While the Chinese government’s move to liberalise a host of service sectors in the new Shanghai Free Trade Zone (FTZ) has been a draw for investors, the government’s history of slow and incremental reform means foreign investors remain cautious and, in the near term, investment in the FTZ will still largely come from local enterprises, the consultancy firm Nexia TS China stated in a recent statement. Although more than 6000 new companies have been registered in the Shanghai FTZ since it was formally opened in September 2013, only 400 of these investments came from foreign companies, and Nexia TS China reported that foreign investors have adopted a 'wait and see' approach as the Chinese authorities implement further reforms which, when complete, will make Shanghai FTZ the most liberalised FTZ on mainland China.
The Shanghai FTZ, which was officially launched on September 29, 2013 with the backing of the Chinese premier, Li Keqiang, is expected to act as a testing ground for a number of the government's new economic reforms, modelled on the Shenzhen special economic zone framework.
Developed as part of China’s wider efforts seek a “more proactive involvement in the global economy,” according to the China Pilot Free Trade Zone Administration, the FTZ will integrate four existing zones: the Waigaoqiao Free Trade Zone, Waigaoqiao Free Trade Logistics Park, Yangshan Free Trade Port Area and Pudong Airport Comprehensive Free Trade Zone. The new FTZ which covers an area of 29 square kilometres, will be a one-stop shop that streamlines and simplifies investment procedures in a range of new service sectors.
“Since China’s entry into the World Trade Organisation, there has been a significant improvement in the openness of the services sector,” said the China Pilot Free Trade Zone Administration in an official statement. “The Pilot Zone selected 23 specific industries in the areas of financial, shipping, commercial, professional, cultural and social services to promote more openness… The reform of China’s investment system is an important part of the deepening reforms of its administration system and administration management innovation.”

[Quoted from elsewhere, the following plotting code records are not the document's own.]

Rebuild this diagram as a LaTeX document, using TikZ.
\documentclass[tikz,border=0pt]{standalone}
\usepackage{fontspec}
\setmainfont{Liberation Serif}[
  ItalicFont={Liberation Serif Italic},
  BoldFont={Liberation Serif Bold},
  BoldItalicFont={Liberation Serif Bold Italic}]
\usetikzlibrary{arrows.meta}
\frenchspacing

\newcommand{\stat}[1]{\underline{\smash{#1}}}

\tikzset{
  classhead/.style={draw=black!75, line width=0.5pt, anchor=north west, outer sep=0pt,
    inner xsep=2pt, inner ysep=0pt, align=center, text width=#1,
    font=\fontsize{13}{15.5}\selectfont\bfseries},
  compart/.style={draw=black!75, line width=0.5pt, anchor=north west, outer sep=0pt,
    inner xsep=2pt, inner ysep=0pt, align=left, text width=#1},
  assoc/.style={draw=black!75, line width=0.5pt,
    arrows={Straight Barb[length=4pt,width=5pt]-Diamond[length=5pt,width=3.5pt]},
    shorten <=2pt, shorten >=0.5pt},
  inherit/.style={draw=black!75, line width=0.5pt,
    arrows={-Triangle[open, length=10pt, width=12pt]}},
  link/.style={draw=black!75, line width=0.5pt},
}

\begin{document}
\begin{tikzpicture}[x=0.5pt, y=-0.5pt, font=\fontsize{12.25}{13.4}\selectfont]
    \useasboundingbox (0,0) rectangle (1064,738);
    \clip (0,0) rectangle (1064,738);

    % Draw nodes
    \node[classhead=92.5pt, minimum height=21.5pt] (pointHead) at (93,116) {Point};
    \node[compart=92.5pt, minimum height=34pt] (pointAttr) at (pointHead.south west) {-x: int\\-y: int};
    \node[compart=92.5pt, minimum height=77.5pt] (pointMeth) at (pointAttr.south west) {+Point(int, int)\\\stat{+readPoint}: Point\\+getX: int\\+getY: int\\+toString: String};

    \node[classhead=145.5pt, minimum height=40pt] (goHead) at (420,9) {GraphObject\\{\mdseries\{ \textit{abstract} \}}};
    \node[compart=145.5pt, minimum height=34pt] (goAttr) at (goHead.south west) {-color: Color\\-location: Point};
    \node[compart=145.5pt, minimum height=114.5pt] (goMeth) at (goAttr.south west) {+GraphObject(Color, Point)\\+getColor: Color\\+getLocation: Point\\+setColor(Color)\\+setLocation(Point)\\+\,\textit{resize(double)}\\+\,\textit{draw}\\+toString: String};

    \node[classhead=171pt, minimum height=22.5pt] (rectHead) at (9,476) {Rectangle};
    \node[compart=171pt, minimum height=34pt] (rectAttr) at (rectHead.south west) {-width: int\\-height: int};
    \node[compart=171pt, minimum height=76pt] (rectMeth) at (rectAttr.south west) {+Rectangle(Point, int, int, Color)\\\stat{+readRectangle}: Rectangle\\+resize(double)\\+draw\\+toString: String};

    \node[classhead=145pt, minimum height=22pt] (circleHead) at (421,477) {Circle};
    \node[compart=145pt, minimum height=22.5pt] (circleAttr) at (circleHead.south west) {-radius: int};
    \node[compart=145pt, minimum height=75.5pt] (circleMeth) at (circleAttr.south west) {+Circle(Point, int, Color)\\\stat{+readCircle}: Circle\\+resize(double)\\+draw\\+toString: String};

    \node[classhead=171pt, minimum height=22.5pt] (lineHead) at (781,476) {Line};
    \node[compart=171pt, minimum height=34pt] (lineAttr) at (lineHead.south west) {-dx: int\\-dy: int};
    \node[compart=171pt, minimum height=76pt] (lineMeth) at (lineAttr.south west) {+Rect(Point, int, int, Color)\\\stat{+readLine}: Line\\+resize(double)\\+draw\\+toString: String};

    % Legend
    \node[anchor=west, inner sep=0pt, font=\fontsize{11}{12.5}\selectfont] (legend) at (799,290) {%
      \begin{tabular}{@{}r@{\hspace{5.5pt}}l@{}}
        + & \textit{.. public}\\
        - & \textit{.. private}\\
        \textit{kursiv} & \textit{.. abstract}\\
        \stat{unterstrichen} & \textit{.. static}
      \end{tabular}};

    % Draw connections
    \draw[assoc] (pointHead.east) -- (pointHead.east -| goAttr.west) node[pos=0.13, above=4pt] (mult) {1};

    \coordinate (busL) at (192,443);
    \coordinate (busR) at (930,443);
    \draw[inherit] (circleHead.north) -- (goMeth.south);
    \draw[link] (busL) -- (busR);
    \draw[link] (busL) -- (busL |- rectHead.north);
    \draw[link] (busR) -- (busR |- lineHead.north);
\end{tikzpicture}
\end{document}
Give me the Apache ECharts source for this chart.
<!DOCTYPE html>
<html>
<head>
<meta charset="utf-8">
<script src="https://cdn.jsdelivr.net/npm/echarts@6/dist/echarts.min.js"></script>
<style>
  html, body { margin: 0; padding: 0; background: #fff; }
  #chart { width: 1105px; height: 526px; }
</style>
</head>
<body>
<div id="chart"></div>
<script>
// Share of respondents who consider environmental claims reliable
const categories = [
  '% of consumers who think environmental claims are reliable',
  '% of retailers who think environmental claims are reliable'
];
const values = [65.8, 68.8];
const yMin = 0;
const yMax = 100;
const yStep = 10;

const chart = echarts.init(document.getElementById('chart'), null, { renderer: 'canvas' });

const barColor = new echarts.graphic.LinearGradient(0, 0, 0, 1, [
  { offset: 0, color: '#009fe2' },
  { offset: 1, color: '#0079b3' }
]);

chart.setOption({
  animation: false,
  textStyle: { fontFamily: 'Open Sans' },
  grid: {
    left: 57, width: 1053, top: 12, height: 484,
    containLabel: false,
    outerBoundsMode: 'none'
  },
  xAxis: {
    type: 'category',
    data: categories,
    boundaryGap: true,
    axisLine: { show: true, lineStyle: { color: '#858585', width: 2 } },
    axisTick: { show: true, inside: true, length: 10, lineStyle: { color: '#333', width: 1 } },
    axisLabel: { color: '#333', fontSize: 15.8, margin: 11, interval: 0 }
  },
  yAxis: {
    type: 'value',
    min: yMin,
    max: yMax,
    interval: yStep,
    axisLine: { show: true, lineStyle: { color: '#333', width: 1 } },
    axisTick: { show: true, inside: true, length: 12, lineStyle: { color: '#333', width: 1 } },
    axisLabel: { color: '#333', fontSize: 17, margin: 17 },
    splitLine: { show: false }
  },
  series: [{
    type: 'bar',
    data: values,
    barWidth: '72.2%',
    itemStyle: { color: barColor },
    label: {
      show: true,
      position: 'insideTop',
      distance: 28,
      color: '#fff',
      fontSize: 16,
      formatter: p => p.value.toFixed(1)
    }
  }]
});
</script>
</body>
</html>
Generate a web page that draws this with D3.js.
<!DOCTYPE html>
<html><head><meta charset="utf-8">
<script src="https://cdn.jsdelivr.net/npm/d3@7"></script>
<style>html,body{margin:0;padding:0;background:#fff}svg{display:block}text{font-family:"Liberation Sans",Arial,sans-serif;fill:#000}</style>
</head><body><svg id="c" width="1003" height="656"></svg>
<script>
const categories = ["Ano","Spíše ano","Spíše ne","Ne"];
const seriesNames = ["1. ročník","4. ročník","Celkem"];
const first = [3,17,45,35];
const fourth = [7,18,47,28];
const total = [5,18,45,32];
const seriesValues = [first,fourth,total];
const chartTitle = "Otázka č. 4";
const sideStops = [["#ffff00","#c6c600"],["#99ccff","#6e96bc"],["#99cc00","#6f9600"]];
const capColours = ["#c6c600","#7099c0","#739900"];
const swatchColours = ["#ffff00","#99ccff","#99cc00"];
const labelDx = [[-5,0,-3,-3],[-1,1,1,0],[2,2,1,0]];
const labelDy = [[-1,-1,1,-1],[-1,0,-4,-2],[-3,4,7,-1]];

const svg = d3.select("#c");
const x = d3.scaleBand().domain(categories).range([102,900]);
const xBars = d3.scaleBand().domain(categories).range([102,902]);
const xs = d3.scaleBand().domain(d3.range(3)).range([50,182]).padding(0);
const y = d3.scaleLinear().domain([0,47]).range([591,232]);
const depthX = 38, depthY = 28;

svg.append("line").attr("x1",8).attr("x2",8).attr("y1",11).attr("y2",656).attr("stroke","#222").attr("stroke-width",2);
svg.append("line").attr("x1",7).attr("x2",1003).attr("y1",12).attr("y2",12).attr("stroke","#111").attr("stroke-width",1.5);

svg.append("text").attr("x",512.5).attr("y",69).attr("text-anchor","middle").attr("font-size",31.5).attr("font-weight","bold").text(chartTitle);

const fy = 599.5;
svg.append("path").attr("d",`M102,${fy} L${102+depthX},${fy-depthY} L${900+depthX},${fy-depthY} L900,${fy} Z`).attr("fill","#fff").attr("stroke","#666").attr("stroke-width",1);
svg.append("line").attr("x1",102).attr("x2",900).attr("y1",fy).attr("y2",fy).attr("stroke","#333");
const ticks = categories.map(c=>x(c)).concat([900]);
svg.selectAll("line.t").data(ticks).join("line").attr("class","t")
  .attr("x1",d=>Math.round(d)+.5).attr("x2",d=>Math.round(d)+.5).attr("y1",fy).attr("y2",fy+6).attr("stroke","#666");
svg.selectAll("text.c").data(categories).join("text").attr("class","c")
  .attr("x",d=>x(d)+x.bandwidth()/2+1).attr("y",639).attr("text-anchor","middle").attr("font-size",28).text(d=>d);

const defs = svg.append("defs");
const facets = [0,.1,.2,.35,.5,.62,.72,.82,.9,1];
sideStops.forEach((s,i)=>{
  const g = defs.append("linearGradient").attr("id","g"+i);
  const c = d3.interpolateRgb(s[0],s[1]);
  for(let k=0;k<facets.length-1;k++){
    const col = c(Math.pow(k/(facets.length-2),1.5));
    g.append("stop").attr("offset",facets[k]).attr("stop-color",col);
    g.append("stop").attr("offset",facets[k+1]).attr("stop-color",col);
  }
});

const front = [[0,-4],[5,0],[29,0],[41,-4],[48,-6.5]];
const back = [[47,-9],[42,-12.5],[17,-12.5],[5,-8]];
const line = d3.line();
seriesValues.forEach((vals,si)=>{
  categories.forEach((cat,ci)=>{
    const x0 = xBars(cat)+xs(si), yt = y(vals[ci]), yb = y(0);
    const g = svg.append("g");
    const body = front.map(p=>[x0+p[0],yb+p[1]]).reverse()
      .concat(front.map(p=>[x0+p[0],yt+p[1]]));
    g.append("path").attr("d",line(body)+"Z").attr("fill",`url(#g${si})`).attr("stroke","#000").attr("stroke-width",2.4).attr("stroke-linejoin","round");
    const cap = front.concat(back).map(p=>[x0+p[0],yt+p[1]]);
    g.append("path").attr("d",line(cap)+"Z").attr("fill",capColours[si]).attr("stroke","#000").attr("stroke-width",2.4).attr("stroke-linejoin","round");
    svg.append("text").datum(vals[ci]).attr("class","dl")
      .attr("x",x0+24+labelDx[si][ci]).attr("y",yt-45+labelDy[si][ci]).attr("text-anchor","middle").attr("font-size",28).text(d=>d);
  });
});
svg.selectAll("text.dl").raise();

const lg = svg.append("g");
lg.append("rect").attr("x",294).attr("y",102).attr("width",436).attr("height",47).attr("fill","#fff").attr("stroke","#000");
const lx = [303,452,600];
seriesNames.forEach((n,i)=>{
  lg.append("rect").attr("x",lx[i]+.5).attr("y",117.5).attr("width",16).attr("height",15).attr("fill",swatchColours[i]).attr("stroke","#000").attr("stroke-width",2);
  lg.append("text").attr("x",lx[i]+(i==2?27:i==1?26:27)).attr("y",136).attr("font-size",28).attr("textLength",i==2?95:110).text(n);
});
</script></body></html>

Managed by the Shanghai FTZ administration committee, the Shanghai FTZ has significantly liberalised China’s financial services sector to local and foreign investors, as third-party service providers in the FTZ will now be able to carry out crossborder transactions in the renminbi currency within the FTZ. Although further moves by the State Administration of Foreign Exchange (SAFE) to simplify current account and capital account settlements for local and foreign multinational companies, and the government’s decision to abolish SAFE approvals, which were previously required for outbound payments of guarantee fees by companies have significantly eased bureaucratic constraints, several foreign companies have been reluctant to commit new investments in the FTZ.
According to Nexia TS China, while domestic companies have welcomed the new FTZ, foreign investors are expected to wait and closely observe the outcomes of more sweeping reforms, including the potential move to reduce the number of restricted sectors in the Shanghai FTZ ‘negative list’, including FDI in natural and energy resources, which is still considered as a strategic sector by the government.